Whoever invented monogamy should be shot. I mean, only being able to have sex with one person for the rest of your life just isn’t natural, is it? Surely sex is one of life’s great adventures: something that grows and blossoms like a flower; something to be shared and then discovered anew with different people. T.S. Eliot once said we measure out our lives in coffee spoons. But isn’t the truth that we measure our lives by the quantity and quality of the lovers we’ve had? If you only manage one or two dull, uninspired bed-mates in your life it’s all been a bit of a failure, hasn’t it? Ah, but what about love, I hear you say…
When I was in my 20s I discovered at least one truth about love.
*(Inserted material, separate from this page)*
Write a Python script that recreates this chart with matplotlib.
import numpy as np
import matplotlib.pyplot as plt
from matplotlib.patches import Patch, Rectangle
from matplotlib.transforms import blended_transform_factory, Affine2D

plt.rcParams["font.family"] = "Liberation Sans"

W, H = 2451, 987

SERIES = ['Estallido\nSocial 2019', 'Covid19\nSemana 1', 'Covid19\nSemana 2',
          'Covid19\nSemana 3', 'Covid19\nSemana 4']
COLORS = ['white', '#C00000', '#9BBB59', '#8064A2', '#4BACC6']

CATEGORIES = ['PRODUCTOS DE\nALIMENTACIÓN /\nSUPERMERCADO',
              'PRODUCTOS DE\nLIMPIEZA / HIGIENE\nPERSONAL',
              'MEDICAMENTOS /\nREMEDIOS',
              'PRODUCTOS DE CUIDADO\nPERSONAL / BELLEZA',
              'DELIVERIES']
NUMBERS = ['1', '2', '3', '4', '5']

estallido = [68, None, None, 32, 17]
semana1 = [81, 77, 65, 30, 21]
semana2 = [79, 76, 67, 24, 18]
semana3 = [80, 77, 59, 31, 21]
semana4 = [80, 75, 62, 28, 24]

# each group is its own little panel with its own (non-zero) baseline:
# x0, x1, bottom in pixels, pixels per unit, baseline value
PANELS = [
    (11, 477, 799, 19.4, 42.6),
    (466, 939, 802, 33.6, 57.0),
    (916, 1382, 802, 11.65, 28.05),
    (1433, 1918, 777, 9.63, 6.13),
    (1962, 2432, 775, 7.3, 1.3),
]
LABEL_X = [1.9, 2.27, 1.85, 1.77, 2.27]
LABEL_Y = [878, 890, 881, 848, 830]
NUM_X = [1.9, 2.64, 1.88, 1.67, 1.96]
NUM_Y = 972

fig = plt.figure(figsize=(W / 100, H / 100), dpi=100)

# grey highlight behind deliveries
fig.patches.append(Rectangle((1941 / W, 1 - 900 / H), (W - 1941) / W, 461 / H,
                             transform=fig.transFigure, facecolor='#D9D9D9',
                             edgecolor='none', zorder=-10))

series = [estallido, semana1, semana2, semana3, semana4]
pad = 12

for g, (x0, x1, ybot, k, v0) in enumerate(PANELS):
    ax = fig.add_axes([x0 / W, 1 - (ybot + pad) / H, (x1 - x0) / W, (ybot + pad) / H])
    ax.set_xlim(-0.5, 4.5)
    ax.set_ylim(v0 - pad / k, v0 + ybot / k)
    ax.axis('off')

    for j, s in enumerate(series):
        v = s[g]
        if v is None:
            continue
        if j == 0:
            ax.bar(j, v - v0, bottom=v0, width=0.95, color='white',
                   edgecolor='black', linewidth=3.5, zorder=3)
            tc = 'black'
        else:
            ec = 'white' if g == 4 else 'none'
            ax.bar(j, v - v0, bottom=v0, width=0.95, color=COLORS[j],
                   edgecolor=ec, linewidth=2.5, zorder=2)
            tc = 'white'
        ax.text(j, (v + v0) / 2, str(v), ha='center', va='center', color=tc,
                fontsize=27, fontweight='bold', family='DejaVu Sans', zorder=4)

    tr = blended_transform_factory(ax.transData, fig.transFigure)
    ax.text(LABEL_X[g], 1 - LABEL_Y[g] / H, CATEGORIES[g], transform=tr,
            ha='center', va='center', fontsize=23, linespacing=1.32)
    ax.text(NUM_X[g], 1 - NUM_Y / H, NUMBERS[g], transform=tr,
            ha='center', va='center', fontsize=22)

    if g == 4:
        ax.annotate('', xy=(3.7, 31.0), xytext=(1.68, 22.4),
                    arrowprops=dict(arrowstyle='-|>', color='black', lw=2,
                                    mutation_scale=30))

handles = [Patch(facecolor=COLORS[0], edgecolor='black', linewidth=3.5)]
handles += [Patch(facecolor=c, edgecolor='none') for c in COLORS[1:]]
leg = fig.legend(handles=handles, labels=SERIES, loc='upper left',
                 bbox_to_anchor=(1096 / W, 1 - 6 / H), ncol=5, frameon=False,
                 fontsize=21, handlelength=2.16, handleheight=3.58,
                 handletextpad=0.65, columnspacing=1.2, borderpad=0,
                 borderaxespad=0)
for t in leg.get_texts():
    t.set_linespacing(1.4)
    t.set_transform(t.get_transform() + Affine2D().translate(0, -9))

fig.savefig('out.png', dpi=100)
It happened one night in a pub in Bradford when a mate turned up with a “girlfriend” we had never seen before, a woman he had met and was now “living with” in London. When she had slipped to the toilet he blurted something out: “Jane is really great. I love her…but I’m not in love with her”. Ah, there’s the rub. The difference between the two is paramount, Hollywood even. The question is then, how do you stay in love with the same person for donkey’s years? Doesn’t passion always turn to routine and couples turn into something more akin to brother and sister? Surely sex is a spark, an electric rush that is ignited by novelty, secrecy, newness, naughtiness.
In Brazil it is quite common to meet middle-aged couples who have been together since they were at school. Admirable, you might say – enviable even. No horrid break-ups to go through, no cringing jealousy to suffer, just a long solid slice of togetherness. Sweet. But hang on a minute – don’t they ever fantasize about sleeping with somebody else? Have they managed to shut their eyes to any tempting, sexy beings who pass their way? Or have they conditioned themselves to stop fancying other people, to think about something else, to have a cold shower and read some poetry?
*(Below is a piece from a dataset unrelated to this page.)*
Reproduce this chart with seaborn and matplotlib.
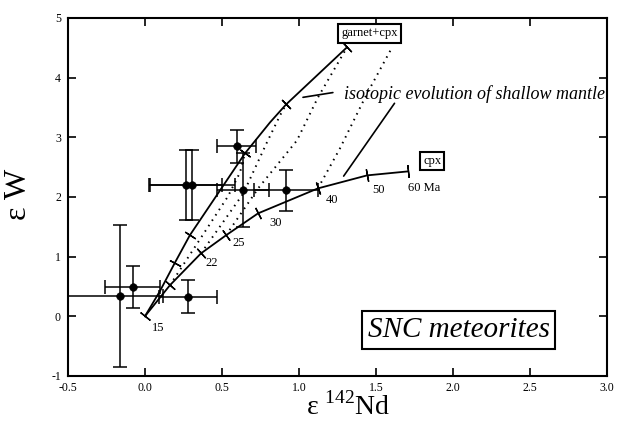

It’s a funny world. Now we have realised that monogamy is a shibboleth of organised religion, a dictate of the church – a lie no less – why don’t we just put it all behind us and start having multiple partners? Well, some brave people tried that in the 1960s – open marriages they called it. Didn’t work. Why? Because somebody got jealous, somebody’s ego just couldn’t handle it. In the end open marriages became normal marriages again, only with somebody else. Our romantic love has to be focused on one person only. It just isn’t possible to love two people at the same time. Or is it?
When I was in my 20s (again), there was one unforgettable Christmas in Bradford when I found myself in the delightful and unrepeatable position of having three women on the go. Perhaps I was just a scoundrel, I don’t know. But one thing I do know is that I loved them all in my own way. If I had been forced to choose one it would have been very difficult. I was lucky, though. If a woman has several partners she gets labelled as loose – tarnished in some way. When a man does it he’s a stud, a kind of hero, someone to be envied. Funny that. Perhaps that goes back to the bible, too.
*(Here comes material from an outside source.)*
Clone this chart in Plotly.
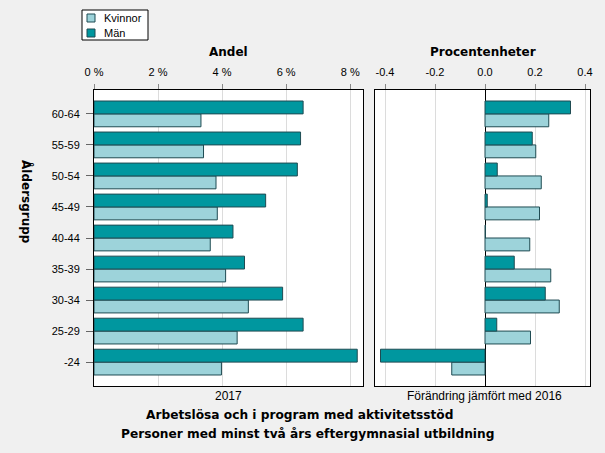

Of course, when you get older you have children and then you are responsible for a family; the goalposts have changed. The family is something sacred, hallowed turf from which it is scandalous and disreputable to stray. But that’s only because we accept it as such. There is nothing “natural” about the family unit because there is nothing natural about modern society. Indeed, the family unit can be seen as an incredibly conservative institution, something that fits nicely with the individualism and materialism which prop up capitalism. Perhaps that is something we just have to live with “for the sake of the children”. Nobody wants to be the first to start a revolution, or try another open marriage.
So, the greatest challenge in life – fidelity – is one we just have to accept, along with rotting teeth. We have to constantly stop and check ourselves from going a step too far with someone we fancy because we are married or “spoken for”. When we, the faithful, get to the end of our lives, I hope we can look back with great pride and self-righteousness; I hope we will say “we didn’t succumb to temptation, we didn’t give in”.
The former Poet Laureate, Sir John Betjeman, was asked near the end of his life if he regretted anything. “Not enough sex”, he said. As he had been married and had several lovers in his time, I suppose he meant “not enough sex with different people”. You see, love and sex are wonderful things, but there’s just not enough of them in our lives.
“Speak for yourself” I hear you say. Well, in writing this I seem to have learned at least two things about myself: 1) I fall in love too easily; 2) I’m a coward.